After reading my initial blog entry on Lewis's book, scholar Jerry W. Ward, Jr. sent me a message noting that the Welty image also appeared on the cover of Jeff Allred's American Modernism and Depression Documentary (2009). A "limited edition" 16" x 20" version of the image sells for $1,000 at the store on the Eudora Welty Foundation website. How fitting that Welty's window shopper has made these journeys, especially in view of Lewis's concentration on the "voyages" of black female figures in art.

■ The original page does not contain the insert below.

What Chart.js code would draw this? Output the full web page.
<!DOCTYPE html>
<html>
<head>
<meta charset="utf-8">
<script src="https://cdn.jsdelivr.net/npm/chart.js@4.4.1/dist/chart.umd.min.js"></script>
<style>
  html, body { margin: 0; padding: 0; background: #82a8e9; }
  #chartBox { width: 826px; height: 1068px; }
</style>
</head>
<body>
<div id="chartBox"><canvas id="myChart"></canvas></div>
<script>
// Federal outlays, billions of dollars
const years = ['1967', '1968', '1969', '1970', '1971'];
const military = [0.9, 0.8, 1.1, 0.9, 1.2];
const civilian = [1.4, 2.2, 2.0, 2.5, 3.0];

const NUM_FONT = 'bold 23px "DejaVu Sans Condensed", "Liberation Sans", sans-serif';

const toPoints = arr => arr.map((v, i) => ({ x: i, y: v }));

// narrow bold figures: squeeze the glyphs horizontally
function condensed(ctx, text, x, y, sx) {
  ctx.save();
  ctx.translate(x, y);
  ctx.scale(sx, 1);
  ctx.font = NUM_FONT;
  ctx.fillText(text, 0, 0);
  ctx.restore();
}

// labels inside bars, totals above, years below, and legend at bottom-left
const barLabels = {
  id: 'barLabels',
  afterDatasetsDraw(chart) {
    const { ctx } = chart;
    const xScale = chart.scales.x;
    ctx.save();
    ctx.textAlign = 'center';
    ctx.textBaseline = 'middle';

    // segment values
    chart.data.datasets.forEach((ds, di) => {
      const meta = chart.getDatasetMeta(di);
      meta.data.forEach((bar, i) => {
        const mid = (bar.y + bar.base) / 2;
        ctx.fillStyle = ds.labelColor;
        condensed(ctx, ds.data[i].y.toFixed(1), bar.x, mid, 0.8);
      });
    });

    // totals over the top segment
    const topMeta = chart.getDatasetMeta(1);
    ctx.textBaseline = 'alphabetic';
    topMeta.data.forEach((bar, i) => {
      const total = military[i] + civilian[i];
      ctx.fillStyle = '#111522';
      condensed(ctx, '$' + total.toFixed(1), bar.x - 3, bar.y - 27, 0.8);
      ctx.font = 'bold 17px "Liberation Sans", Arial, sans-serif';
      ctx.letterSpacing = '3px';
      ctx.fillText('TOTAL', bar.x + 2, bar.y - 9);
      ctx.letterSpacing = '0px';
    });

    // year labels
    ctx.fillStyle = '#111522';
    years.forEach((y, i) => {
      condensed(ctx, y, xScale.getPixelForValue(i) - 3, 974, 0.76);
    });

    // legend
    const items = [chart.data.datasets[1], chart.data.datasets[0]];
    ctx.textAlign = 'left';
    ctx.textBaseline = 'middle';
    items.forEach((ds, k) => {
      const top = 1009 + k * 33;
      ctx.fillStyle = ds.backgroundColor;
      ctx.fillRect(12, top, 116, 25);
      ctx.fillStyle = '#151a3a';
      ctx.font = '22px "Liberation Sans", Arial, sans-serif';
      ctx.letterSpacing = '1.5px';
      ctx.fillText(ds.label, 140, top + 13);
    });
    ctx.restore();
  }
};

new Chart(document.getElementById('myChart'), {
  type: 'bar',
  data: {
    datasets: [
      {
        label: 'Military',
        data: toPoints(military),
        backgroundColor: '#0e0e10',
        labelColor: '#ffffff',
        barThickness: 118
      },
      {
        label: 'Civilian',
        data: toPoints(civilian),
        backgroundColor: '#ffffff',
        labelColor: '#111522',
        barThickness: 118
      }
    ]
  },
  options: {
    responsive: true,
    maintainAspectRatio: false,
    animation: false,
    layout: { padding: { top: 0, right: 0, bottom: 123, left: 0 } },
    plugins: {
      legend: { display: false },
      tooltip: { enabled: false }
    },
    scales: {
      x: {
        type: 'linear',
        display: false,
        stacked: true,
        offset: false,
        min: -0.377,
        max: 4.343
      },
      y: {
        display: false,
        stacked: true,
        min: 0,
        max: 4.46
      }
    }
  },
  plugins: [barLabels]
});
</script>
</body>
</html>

As I began considering the connections between Lewis's book and other volumes of poetry in my collection, I also thought about black female figures on poetry books in general. Allison Joseph's Worldly Pleasures (2004), Evie Shockley's the new black (2011), and Nikki Giovanni's Chasing Utopia (2013), for example, include different versions of black female figures on the covers. Several other volumes in my collection, especially books by African American women, include images of black female figures.
Chasing Utopia, which includes primarily prose narratives, shows an image of Giovanni. The poet appears on the cover of various other books that she has authored. An image of Lucille Clifton, for instance, appears on the cover of The Collected Poems of Lucille Clifton 1965-2010 (2012). Sonia Sanchez appears on the cover of her volume Shake Loose My Skin: New and Selected Poems (1999).

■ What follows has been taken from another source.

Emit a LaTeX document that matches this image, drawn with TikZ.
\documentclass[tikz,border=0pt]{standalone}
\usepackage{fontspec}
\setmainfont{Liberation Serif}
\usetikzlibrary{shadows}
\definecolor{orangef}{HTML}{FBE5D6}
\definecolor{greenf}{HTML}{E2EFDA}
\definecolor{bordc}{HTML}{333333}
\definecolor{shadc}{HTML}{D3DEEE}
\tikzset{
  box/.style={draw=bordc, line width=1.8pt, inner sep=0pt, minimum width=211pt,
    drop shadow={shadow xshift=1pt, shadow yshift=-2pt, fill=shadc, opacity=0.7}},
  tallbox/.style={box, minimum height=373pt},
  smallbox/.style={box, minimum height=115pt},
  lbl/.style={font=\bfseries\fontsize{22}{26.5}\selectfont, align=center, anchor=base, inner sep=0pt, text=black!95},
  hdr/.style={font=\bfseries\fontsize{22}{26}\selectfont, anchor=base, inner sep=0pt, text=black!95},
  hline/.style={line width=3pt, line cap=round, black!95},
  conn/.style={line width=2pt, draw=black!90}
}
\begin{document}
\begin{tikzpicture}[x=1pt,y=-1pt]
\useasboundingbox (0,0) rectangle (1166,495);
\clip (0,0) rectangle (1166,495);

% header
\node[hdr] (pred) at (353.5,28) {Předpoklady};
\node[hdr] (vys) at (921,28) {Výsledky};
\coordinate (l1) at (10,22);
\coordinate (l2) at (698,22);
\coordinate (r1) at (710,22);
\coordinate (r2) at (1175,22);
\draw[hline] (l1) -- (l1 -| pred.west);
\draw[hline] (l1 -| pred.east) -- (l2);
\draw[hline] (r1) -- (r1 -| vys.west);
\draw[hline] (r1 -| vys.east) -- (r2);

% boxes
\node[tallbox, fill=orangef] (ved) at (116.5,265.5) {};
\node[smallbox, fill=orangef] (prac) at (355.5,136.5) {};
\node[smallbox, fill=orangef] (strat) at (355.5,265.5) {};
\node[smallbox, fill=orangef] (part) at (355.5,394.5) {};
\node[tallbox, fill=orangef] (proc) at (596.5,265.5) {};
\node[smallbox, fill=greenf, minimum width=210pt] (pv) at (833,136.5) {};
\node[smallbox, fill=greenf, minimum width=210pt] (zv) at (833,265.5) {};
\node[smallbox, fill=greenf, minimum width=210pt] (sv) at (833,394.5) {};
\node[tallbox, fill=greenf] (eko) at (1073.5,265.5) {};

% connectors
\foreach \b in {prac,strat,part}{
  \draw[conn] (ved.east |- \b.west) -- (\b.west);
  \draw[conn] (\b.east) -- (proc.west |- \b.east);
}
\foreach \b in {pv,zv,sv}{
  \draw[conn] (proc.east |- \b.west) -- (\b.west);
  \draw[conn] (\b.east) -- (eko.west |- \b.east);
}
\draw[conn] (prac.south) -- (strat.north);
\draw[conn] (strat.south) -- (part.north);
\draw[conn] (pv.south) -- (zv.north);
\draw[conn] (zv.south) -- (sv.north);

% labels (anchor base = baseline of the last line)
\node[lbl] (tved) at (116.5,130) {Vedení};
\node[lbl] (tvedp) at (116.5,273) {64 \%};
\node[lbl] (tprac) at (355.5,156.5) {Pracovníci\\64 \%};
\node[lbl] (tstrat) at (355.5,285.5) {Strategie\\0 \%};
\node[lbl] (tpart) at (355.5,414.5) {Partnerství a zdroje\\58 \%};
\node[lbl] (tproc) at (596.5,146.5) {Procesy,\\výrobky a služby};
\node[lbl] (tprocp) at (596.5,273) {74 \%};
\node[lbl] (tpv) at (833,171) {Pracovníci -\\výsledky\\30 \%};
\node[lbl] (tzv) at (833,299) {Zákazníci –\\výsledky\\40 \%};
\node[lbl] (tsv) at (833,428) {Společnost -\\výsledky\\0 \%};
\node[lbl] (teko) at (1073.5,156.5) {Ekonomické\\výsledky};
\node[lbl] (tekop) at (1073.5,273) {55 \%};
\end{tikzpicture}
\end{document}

The images on the covers of Treasure Redmond's and Tara Betts's recent chapbooks invoke black female figures as well. Redmond's book presents a likeness to Fannie Lou Hamer, her book's focus. Betts's book includes a somewhat abstract black illustration that could signal the image of a woman.
The cover of Elizabeth Alexander and Marilyn Nelson's book Miss Crandall's School for Young Ladies & Little Misses of Color (2007) includes an illustration of a black girl on the cover, presumably one of the "little misses of color." Speaking of young people, black girls appear among the family photos on the cover of Nelson's How I Discovered Poetry (2014). A black girl appears on the cover of Lyrae Van Clief-Steffanon's Black Swan (2002).
There's a young black girl in the background of Patricia Smith's volume Shoulda Been Jimi Savannah (2012). We also see an illustration of a black female figure on the cover of Smith's Teahouse of the Almighty (2006). Natasha Trethewey's Bellocq's Ophelia (2002) includes one of the prostitutes that E.J. Bellocq photographed on the cover.
In addition to the images of black female figures, I've noticed artwork by black women artists on the covers of volumes in my collection. I own a few different volumes with covers done by the artist Krista Franklin. She produced the cover for Tyehimba Jess's Leadbelly (2005), John Murillo's Up Jump the Boogie (2010), and Monica Hand's me and Nina (2012), which includes images of Nina Simone.
The cover of Rachel Eliza Griffiths's volume Lighting the Shadow (2015) includes cover art Lorna Simpson. Of course, you'll find photo credits for Griffiths on several volumes of poetry. She is well known for producing the "author photographs" for various poets. Images she's taken of poets appear on the back covers of several different volumes.
Deborah Dancy's arresting piece Caged appears on the cover of Evie Shockley's the new black (2011).
One of Dancy's images also appears on the cover of Marilyn Nelson's Faster Than Light: New and Selected Poems, 1996-2011 (2012). Nelson recently informed me that the cover images for her book and Shockley's "are self portraits, though neither shows a face." Thylias Moss provides the cover art for her book Slave Moth (2004). The cover of Elizabeth Alexander's Crave Radiance features Alma Woodsey Thomas's Wind and Crepe Myrtle Concerto.
Black female figures also appear on the covers of volumes by African American men. The hardcover and paperback versions of Kevin Young's Black Maria depict what is presumably the lead woman character Delilah Redbone. Thomas Sayers Ellis's Skin Inc. (2010) includes a photograph of a woman taken by Ellis on the cover. A. Van Jordan's M-A-C-N-O-L-I-A (2004) has the image of a black girl's face.
The appearances of black female figures on the covers of volumes of poetry constitute a fascinating visual history in African American poetry. Of course, that history represents merely a micro-history of such representations in the larger context of Western art, as Lewis's poem "Voyage of the Sable Venus" reveals.